The period of Thursday, October 24th through Sunday 27th October, 2019 saw Second Life encounter a rolling set of issues which finally came to a head on Sunday, October 27th. The issues affected many Second Life users and services from logging-in through to inventory / asset handling.

As has become the case with these matters, April Linden, the Second Life Operations Manager, has provided a post-mortem blog post on the issue and her team’s work in addressing the problems. And as always, her post provides insight into the complexities in keeping a platform such as Second Life running.

In short, the root cause of the weekend’s upsets lay not with and of the Second Life services but with one of the Lab’s network providers – and was exacerbated by the fact the first couple of times it happened – Thursday and Friday – it appeared to correct itself on both occasions before the Lab could fully identify the root cause.

April Linden

On Sunday, the problems started up again, but fortunately April’s team were able to pin down the issue and commence work with their provider – which obviously meant getting Second Life back on an even keel was pretty much in the hands of a third-party rather than being fully under the Lab’s control.

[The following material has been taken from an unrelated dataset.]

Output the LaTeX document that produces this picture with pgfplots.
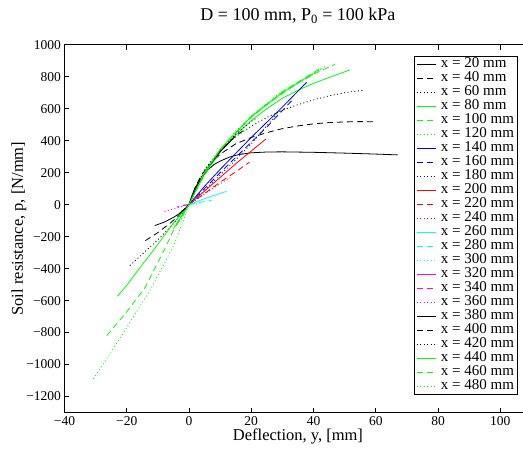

Our stuff was (and still is) working just fine, but we were getting intermittent errors and delays on traffic that was routed through one of our providers. We quickly opened a ticket with the network provider and started engaging with them. That’s never a fun thing to do because these are times when we’re waiting on hold on the phone with a vendor while Second Life isn’t running as well as it usually does.

After several hours trying to troubleshoot with the vendor, we decided to swing a bigger hammer and adjust our Internet routing. It took a few attempts, but we finally got it, and we were able to route around the problematic network. We’re still trying to troubleshoot with the vendor, but Second Life is back to normal again.

– Extract from April Linden’s blog post

As a result of the problems April’s team is working on moving some of the Lab’s services to make Second Life more resilient to similar incidents.

During the issues, some speculated if the problems were a result of the power outages being experienced in California at the time. As April notes, this was not the case – while Linden Lab’s head office is in San Francisco, the core servers and services are located in Arizona. However, resolving the issues from California were affected by the outages, again as April notes in her post.

It’s something I’ve note before, and will likely state again: feedback like this from April, laying out what happened when SL encounters problems are always an educational  / invaluable read, not only explaining the issue itself, but in also providing worthwhile insight into the complexities of Second Life.